| Stated task |
Scan the lines and state how many carry "document". Leave out everything but the number.
Recorded information start
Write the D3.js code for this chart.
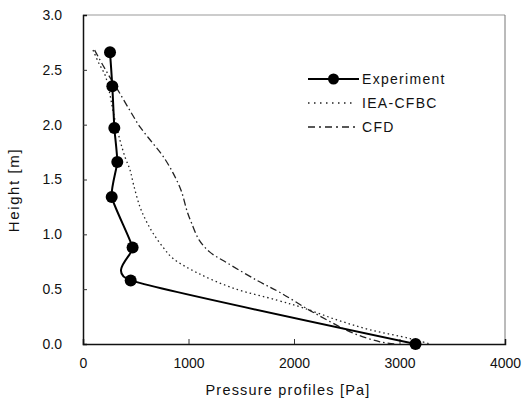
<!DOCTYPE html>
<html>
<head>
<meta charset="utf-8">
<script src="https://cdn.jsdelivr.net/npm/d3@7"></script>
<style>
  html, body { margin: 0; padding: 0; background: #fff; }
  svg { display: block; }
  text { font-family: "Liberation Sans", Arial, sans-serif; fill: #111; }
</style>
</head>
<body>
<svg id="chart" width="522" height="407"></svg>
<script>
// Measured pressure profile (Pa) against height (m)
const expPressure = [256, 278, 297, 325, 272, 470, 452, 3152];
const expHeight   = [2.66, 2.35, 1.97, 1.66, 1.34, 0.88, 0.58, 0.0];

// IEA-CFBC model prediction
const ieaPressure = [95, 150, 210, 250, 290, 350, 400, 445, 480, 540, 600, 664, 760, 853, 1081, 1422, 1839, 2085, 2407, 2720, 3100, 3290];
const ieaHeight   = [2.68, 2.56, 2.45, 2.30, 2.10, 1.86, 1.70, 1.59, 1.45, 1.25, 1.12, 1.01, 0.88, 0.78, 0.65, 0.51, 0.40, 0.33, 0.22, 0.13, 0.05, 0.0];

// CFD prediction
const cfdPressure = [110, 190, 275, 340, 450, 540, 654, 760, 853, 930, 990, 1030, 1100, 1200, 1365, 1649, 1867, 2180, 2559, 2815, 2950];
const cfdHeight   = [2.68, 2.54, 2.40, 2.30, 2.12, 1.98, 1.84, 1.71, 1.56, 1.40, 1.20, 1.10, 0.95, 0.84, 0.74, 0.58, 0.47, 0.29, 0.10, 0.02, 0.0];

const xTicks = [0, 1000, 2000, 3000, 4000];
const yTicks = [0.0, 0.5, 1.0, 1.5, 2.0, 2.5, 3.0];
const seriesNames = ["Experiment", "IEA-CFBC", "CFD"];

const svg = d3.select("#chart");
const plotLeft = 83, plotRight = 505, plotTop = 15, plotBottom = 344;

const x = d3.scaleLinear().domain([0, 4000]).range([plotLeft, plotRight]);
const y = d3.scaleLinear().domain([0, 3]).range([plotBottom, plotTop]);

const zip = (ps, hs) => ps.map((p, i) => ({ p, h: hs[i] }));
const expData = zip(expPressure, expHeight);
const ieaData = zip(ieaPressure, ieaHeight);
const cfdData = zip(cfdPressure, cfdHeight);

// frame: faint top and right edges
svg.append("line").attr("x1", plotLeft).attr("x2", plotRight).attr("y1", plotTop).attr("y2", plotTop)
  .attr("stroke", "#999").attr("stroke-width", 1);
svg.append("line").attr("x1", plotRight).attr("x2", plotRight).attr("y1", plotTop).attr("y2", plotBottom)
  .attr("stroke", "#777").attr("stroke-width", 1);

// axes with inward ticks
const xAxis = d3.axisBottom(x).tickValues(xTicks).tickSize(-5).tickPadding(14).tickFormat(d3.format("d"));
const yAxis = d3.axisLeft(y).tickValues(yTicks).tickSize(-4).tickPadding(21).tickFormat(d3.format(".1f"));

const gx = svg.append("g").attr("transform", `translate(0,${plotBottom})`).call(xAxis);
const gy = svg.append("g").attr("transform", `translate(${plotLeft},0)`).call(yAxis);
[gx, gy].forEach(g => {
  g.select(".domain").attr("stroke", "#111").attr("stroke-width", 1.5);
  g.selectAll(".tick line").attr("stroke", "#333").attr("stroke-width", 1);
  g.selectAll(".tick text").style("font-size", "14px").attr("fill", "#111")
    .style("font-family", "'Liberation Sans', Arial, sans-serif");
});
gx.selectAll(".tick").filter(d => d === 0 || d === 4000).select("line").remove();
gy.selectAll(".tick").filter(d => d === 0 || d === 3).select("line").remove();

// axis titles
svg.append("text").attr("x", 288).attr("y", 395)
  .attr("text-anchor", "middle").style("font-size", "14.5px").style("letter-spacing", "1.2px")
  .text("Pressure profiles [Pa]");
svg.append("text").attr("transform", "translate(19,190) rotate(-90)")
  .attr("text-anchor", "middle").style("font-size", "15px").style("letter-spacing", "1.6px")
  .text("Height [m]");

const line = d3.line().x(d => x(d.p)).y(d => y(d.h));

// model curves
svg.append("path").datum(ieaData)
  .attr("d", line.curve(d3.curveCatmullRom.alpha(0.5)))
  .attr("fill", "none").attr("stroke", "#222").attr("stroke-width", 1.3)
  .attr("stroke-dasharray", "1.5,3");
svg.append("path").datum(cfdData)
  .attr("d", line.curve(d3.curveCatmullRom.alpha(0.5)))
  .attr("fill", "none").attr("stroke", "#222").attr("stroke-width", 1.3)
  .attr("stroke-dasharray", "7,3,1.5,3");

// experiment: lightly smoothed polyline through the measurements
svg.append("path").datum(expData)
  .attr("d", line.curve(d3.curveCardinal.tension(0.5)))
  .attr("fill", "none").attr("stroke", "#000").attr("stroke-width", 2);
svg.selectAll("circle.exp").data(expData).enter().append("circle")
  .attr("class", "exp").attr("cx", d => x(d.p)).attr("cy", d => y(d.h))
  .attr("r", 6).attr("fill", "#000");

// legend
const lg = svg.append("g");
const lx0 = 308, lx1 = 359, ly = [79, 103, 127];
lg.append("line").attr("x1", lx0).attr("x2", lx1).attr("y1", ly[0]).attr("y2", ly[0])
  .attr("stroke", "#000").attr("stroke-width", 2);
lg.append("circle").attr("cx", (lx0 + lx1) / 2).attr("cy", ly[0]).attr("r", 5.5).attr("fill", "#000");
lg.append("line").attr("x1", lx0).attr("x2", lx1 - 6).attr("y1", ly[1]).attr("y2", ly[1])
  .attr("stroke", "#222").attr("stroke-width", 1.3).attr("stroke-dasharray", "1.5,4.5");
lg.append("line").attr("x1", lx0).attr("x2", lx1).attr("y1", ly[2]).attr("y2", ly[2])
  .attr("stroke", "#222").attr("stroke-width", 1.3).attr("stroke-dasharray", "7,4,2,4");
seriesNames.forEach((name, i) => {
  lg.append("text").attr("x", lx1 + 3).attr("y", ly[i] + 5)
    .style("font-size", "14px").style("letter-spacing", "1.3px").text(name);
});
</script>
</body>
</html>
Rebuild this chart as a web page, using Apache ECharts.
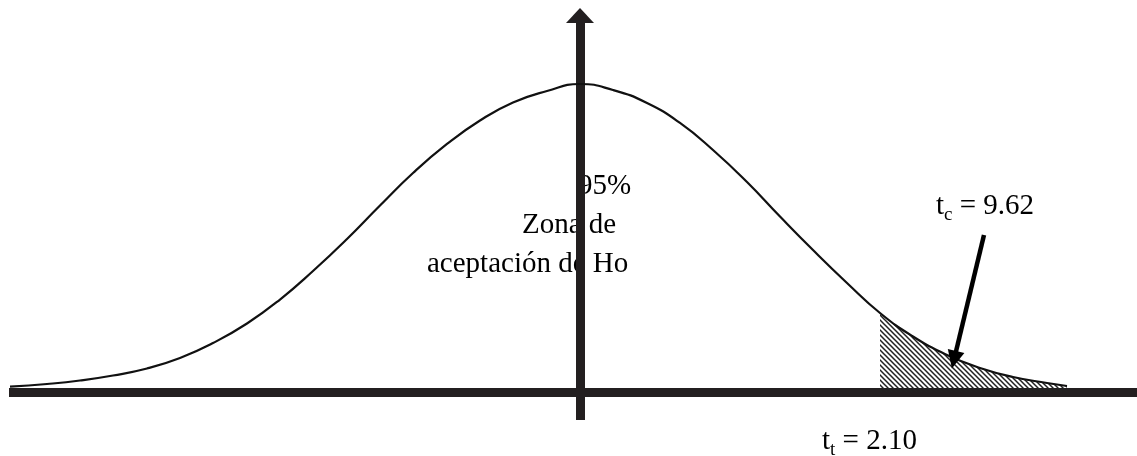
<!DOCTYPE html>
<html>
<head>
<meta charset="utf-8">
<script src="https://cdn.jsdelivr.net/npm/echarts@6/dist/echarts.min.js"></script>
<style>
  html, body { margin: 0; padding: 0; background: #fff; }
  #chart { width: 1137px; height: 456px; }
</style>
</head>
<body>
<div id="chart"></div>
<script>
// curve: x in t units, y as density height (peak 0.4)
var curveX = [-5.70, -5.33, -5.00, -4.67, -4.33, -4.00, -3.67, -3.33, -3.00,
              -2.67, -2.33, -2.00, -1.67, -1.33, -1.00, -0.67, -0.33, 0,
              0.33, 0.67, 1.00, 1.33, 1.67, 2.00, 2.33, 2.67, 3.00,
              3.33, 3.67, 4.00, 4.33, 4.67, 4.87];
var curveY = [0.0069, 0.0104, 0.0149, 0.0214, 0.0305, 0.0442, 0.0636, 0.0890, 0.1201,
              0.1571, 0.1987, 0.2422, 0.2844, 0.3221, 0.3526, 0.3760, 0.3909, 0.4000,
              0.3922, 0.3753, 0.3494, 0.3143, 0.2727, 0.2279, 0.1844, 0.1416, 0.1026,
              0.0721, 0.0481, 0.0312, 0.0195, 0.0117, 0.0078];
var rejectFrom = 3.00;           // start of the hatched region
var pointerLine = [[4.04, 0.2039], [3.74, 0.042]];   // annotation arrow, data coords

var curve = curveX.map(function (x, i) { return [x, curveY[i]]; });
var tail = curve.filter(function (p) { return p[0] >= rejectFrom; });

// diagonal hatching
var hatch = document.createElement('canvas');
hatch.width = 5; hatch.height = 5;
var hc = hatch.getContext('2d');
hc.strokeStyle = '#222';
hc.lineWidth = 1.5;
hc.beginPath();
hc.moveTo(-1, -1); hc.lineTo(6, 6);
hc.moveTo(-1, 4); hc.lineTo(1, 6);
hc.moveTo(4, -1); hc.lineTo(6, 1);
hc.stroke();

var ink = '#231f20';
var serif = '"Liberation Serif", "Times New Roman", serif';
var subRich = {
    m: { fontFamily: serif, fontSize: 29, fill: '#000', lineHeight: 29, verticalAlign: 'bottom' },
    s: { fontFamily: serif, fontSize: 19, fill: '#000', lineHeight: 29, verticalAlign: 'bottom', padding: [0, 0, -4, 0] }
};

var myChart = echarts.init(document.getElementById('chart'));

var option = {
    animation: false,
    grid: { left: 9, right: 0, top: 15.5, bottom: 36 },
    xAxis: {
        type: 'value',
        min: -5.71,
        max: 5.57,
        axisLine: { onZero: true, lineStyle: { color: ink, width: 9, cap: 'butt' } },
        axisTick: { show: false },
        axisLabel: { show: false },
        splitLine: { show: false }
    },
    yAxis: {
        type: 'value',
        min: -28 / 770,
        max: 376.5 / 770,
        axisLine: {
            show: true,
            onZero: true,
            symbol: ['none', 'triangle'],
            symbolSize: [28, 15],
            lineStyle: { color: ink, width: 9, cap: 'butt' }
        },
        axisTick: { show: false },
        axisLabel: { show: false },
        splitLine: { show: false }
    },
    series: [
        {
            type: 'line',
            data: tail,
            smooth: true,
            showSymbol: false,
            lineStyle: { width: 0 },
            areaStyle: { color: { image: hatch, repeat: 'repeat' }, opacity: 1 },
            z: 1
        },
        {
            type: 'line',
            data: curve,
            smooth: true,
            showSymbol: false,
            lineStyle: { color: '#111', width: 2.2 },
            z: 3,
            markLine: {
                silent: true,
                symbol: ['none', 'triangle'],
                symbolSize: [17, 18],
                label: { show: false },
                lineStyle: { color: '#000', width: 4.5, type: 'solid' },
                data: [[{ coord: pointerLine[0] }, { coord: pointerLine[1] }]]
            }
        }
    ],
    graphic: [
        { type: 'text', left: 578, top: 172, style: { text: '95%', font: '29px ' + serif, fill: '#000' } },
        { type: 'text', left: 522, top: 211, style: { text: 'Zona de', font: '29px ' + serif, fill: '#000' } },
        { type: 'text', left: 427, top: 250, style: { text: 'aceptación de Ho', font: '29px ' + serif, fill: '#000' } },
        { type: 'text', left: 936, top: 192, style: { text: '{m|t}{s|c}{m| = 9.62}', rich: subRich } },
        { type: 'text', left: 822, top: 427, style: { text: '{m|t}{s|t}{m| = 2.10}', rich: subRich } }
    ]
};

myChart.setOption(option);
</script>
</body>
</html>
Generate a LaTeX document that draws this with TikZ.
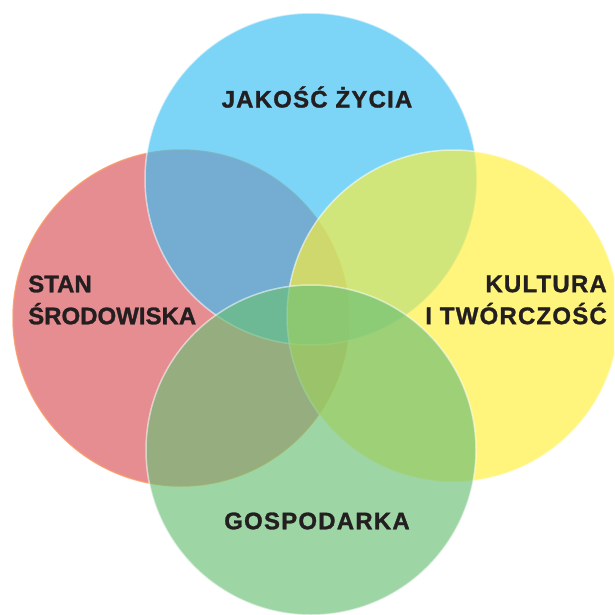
Recorded information end
| Answer |
3